The seamless weaving of these real characters into a plausible fiction narrative about time travel is the novel’s strength (as is the way in which all loose ends are tied up in a highly satisfying and logical conclusion). - Sharon Mesmer
The Spanish Teacher
Barbara de la Cuesta
Winner of the Gival Press Novel Award
"Barbara de la Cuesta's The Spanish Teacher has everything to thrill you--pace, a great balance of description, gesture and action, charmed, perfectly-tuned dialogue, and most notably, a character we follow as closely and sympathetically as if we were living right there inside the story with him... So many books show us a character who seems to capably hang and move like marionettes from the strings of a fairly competent puppeteer, but rarely do we see a full drama like this, where every bit of the writing extends from, grows out of, is part and parcel with the author's complete realization of and connection to her character..."
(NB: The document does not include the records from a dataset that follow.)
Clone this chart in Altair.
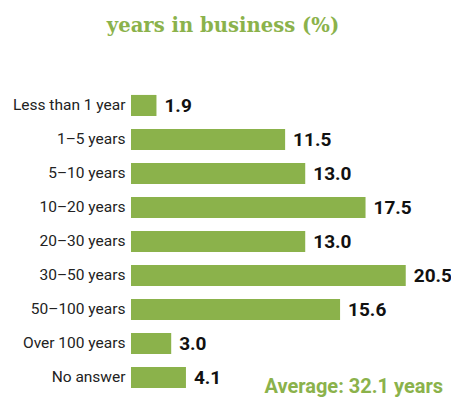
import altair as alt
import pandas as pd

categories = ["Less than 1 year", "1–5 years", "5–10 years", "10–20 years",
              "20–30 years", "30–50 years", "50–100 years", "Over 100 years", "No answer"]
values = [1.9, 11.5, 13.0, 17.5, 13.0, 20.5, 15.6, 3.0, 4.1]
title_text = "years in business (%)"
average_text = "Average: 32.1 years"

GREEN = "#8bb24b"
SANS = "Roboto"
df = pd.DataFrame({"cat": categories, "val": values})

W, H = 312, 300

base = alt.Chart(df).encode(
    y=alt.Y("cat:N", sort=categories,
            scale=alt.Scale(paddingInner=0.38, paddingOuter=0.102, align=1),
            axis=alt.Axis(title=None, domain=False, ticks=False, labelPadding=6,
                          labelFont=SANS, labelFontSize=15.5, labelFontWeight="normal",
                          labelColor="#222222", labelLimit=200)),
    x=alt.X("val:Q", scale=alt.Scale(domain=[0, 23.28], nice=False, zero=True),
            axis=None),
)

bars = base.mark_bar(color=GREEN)
labels = base.mark_text(align="left", baseline="middle", dx=8, dy=1,
                        font=SANS, fontWeight="bold",
                        fontSize=19, color="#111111").encode(
    text=alt.Text("val:Q", format=".1f"))

title = alt.Chart(pd.DataFrame({"t": [title_text]})).mark_text(
    font="DejaVu Serif", fontWeight="bold", fontSize=19.6, color=GREEN,
    align="center", baseline="alphabetic").encode(
    x=alt.value(92), y=alt.value(-56), text="t:N")

avg = alt.Chart(pd.DataFrame({"t": [average_text]})).mark_text(
    font=SANS, fontWeight="bold", fontSize=20, color=GREEN,
    align="right", baseline="alphabetic").encode(
    x=alt.value(W), y=alt.value(305), text="t:N")

chart = alt.layer(bars, labels, title, avg).properties(
    width=W, height=H,
    background="white",
    autosize=alt.AutoSizeParams(type="none"),
    padding={"left": 123, "top": 80, "right": 8, "bottom": 9},
).configure_view(strokeWidth=0)

chart.save("out.html", embed_options={"renderer": "svg", "actions": False})
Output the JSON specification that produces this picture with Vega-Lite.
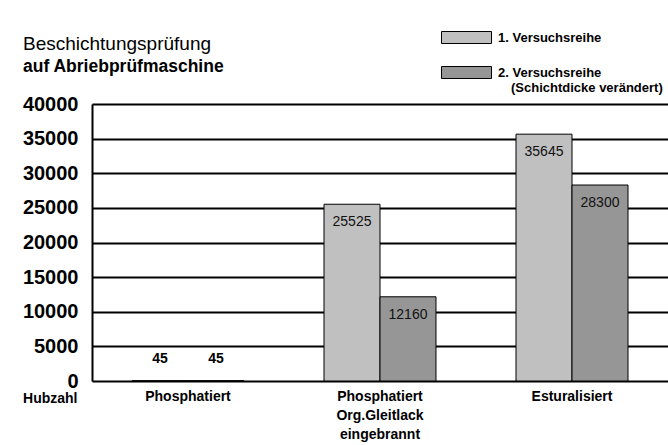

—-Don Berger, judge for the Gival Press Novel Award
Out of print
That Demon Life
Lowell Mick White
Linda, a difficult, sometimes depressed criminal defense attorney, finds that her life mirrors what the Rolling Stones call That Demon Life. Here in over the course of a grueling week, Linda encounters a parade of thugs, slackers, and eccentrics—hookers, lawyers, bartenders, cab drivers, and political fixers of various stripes with echoes of A Confederacy of Dunces. She loses her job, falls back into a relationship with her now-married ex-fiancé, and convinces her best friend to seduce and blackmail the man she holds responsible for her misfortunes. Linda’s absurd and dislocated life reflects the rhythms of the city and culture she lives in, yet when she finally confronts her enemy who she then attempts to rescue, she discovers that the joys of love and revenge are not all they’re alleged to be.
Twelve Rivers of the Body
Elizabeth Oness
Overwhelmed by the growing AIDS crisis and the pressures of medical residency, Elena Tristani abandons an outwardly successful life and takes a job writing grants for The Spirit Gate, a holistic clinic that treats recovering drug addicts with acupuncture. Fascinated by the clinic’s founder, who treats Georgetown’s elite and drug detox patients with the same imperturbability, Elena reconsiders her own views on medicine and health. As Elena comes to know the world of the clinic, she is seduced by an ancient Chinese medical text, The Yellow Emperor’s Inner Classic, and begins to see a different relationship between Eastern and Western medicine as well as a new path for herself.